Three-Word Summary: Meta College Show
Greendale Community College is far from a normal institution of higher learning.
The Greendale mascot is the Human Being. Their flag is a drawing of a (ahem) rectum. And their dean is a cross-dressing, pun-spinning bald man with an unhealthy infatuation with dalmations.
So it’s safe to say that characters are what make Greendale an interesting place and Community a worthwhile television show to watch.
The plot focuses around a study group of seven diverse individuals who form a tight-knit dysfunctional community filled with equal parts support and destruction.
Jeff. Britta. Annie. Abed. Troy. Shirley. And Pierce.
These favored few brave the trials and tribulations of Greendale Community College with a wide variety of backgrounds and skeleton-filled closets.

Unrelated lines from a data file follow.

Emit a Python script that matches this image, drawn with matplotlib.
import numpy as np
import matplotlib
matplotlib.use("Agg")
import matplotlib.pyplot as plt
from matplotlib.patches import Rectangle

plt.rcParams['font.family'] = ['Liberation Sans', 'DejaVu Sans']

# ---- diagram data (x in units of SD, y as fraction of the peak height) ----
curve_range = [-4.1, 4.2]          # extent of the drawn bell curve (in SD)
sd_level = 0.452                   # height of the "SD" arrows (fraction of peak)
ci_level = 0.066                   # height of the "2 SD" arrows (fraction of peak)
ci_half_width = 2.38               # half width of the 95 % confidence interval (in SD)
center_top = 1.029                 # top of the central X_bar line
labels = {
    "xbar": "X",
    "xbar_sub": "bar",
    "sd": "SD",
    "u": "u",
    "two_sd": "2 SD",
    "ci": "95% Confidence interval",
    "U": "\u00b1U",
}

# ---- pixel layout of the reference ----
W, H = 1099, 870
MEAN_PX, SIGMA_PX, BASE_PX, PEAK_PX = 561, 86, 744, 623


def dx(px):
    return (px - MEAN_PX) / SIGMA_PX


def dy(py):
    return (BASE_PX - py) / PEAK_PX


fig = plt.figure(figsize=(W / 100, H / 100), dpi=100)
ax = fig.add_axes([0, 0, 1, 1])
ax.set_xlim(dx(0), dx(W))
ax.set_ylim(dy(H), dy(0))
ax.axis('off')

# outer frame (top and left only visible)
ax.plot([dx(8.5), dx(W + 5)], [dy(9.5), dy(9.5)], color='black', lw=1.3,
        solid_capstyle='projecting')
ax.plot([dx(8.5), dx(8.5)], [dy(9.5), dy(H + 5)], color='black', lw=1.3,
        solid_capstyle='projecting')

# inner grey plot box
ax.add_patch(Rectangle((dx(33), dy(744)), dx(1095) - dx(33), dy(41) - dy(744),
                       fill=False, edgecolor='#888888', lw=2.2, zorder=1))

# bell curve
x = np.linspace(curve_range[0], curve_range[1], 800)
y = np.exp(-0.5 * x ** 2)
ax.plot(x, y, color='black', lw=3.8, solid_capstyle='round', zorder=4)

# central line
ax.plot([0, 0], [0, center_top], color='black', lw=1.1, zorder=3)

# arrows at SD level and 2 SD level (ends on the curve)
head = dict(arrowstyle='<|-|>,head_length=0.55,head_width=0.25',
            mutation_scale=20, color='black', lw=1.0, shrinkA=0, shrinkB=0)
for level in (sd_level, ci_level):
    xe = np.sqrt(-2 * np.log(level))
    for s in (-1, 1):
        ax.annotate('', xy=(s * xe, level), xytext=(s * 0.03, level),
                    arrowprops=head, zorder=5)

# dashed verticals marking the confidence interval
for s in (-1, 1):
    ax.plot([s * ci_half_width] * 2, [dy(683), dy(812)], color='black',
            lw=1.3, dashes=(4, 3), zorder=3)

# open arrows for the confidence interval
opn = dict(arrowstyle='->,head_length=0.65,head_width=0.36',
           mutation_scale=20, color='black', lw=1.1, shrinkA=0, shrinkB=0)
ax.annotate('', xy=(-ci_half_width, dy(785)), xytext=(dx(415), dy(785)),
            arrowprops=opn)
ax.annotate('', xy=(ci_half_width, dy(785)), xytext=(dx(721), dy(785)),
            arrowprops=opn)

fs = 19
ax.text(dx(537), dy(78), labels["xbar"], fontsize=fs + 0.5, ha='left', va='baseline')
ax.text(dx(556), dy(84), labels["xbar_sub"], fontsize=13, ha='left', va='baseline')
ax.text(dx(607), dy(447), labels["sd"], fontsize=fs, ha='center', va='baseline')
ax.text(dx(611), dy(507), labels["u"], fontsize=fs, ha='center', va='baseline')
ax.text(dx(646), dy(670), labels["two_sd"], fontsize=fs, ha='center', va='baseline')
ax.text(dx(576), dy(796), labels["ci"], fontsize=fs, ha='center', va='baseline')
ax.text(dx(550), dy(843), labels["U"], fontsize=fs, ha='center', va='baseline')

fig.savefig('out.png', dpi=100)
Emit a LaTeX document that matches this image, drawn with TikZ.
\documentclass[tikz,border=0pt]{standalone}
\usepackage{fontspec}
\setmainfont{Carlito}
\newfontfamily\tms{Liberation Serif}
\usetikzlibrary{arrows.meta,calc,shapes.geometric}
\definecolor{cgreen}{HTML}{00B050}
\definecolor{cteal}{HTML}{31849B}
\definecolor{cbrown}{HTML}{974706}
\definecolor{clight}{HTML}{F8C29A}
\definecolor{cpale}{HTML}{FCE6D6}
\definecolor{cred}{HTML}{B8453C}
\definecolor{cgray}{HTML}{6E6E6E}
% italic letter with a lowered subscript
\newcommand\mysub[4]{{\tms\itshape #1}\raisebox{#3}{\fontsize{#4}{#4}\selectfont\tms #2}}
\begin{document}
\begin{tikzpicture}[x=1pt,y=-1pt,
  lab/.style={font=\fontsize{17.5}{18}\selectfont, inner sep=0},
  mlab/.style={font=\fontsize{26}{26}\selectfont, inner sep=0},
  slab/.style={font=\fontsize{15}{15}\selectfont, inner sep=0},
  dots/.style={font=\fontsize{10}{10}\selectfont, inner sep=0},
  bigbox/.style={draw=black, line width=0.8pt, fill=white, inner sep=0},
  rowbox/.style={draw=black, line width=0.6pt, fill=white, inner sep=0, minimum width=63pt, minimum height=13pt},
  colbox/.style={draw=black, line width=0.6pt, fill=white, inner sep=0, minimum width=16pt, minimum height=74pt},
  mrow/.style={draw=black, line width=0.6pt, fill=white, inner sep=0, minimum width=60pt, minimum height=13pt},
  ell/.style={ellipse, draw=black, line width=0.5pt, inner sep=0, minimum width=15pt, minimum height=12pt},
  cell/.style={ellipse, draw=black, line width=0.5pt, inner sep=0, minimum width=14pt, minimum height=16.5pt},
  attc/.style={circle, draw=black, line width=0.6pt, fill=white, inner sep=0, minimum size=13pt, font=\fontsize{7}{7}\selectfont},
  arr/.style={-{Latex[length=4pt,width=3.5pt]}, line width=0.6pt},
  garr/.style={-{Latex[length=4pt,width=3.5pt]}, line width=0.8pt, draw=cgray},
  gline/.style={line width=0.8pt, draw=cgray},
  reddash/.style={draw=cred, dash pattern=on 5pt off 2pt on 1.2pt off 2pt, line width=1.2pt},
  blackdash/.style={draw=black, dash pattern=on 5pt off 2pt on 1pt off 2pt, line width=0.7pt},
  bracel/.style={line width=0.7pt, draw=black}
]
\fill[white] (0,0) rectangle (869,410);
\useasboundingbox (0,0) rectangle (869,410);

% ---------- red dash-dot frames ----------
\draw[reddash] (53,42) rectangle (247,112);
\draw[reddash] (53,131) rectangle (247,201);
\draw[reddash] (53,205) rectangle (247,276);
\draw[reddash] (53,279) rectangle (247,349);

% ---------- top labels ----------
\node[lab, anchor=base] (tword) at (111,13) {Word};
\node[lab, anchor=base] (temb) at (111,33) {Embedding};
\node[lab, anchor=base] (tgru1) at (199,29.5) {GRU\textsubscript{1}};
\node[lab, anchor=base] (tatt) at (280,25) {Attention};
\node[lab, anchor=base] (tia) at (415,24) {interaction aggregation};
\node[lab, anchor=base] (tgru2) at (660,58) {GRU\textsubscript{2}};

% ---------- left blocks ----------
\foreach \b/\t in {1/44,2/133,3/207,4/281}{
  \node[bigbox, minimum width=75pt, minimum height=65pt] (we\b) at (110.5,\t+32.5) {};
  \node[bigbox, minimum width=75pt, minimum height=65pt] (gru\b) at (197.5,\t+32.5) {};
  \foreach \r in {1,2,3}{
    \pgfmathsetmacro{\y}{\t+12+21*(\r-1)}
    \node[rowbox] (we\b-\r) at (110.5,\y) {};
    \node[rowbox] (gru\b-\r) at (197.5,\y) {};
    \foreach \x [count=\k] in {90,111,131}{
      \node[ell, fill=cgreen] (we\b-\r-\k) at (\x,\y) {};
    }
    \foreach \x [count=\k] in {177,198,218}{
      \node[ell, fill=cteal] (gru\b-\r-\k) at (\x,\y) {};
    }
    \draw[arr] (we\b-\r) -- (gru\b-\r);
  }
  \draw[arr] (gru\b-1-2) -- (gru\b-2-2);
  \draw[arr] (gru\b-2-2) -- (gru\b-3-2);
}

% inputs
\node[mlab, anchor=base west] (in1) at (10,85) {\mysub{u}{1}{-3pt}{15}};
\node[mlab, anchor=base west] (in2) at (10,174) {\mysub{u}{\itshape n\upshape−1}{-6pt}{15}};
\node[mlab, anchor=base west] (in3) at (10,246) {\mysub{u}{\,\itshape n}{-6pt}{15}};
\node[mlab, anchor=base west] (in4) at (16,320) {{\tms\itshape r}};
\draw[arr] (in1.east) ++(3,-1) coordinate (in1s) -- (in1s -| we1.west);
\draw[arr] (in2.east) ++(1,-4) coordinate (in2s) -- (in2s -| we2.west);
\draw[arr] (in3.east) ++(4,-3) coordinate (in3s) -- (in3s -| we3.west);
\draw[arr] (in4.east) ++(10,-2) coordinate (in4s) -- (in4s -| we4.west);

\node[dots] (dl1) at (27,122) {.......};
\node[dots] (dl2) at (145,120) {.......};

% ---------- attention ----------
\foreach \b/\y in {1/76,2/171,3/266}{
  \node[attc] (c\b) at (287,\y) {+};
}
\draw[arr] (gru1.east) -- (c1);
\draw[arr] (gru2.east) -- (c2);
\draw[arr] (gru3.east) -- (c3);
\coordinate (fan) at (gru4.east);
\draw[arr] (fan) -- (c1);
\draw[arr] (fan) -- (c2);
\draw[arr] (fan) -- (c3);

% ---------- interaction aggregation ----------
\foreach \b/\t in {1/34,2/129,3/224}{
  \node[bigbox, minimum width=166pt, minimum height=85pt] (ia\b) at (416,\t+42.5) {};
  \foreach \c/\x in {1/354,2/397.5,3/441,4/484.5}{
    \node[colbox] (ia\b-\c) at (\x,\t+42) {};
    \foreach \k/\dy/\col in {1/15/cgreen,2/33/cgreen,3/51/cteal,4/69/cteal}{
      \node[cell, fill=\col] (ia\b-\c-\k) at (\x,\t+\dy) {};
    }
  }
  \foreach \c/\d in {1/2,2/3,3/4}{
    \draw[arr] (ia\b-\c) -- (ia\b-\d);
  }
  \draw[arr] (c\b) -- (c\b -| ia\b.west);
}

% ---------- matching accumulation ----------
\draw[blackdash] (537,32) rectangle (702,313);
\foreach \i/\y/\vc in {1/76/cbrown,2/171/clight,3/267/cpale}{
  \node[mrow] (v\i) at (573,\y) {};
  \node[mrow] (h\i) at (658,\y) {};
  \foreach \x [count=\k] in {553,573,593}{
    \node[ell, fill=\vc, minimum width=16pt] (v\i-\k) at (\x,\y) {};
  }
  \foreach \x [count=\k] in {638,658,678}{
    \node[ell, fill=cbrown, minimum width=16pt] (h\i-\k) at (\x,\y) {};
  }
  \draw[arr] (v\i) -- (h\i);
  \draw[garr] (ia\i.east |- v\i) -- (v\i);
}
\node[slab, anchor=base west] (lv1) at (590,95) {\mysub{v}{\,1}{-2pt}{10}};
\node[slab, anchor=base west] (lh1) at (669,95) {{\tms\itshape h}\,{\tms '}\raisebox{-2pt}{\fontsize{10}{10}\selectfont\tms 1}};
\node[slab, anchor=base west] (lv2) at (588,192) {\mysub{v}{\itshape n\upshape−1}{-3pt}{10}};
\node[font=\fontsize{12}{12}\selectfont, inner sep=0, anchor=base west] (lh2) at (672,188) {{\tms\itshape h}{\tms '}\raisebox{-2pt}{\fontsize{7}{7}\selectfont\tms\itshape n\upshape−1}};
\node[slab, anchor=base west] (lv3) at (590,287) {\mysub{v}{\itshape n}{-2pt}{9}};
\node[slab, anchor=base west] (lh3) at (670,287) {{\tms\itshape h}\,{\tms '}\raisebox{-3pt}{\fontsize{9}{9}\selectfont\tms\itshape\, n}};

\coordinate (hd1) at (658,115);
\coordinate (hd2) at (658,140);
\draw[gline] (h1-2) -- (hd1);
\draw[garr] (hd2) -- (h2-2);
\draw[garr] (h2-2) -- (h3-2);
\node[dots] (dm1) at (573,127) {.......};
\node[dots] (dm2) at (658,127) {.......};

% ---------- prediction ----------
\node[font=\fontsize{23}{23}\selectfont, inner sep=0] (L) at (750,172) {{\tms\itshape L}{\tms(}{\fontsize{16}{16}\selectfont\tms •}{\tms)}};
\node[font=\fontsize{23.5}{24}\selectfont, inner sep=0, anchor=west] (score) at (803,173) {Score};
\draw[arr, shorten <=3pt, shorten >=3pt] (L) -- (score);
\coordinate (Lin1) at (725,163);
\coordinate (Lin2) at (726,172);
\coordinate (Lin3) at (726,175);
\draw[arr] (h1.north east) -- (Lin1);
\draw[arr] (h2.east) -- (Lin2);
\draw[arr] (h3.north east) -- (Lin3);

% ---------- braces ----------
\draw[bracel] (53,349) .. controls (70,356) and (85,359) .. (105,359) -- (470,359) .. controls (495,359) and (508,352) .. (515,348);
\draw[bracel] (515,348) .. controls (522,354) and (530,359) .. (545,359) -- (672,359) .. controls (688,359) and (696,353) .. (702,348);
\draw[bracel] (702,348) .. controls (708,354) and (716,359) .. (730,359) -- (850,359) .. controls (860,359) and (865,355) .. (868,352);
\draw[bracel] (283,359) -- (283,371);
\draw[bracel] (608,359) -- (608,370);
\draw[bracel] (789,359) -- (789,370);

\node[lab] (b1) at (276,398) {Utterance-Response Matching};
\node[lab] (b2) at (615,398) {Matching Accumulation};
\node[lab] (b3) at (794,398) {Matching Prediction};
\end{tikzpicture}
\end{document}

What makes these individuals all the more intriguing is their self-awareness. Abed, especially, does a convincing job of acting meta without resorting to the Jack Morris-style fourth wall breaks. That Saved by the Bell reference was one Abed, a fountain of pop culture knowledge, would have appreciated.
Through the first four seasons, the show remains light-hearted and moves through the changes, plot developments and romantic entanglements without being bogged down with minutia.
True to the best sitcom forms, anyone can watch, appreciate and understand a single, out of context episode. However, watching the episodes in sequence only allows for maximum appreciation.
Community and it’s array of unique characters are not relatable. They are not meant to be. It does not resemble a real community college, because it isn’t supposed to.
What Community is meant to resemble is a television program. Which it does, because it is.
And while this country has plenty of community colleges, what it lacks is enough funny, interesting, worth-while comedic TV shows. In Community, at least we have one more.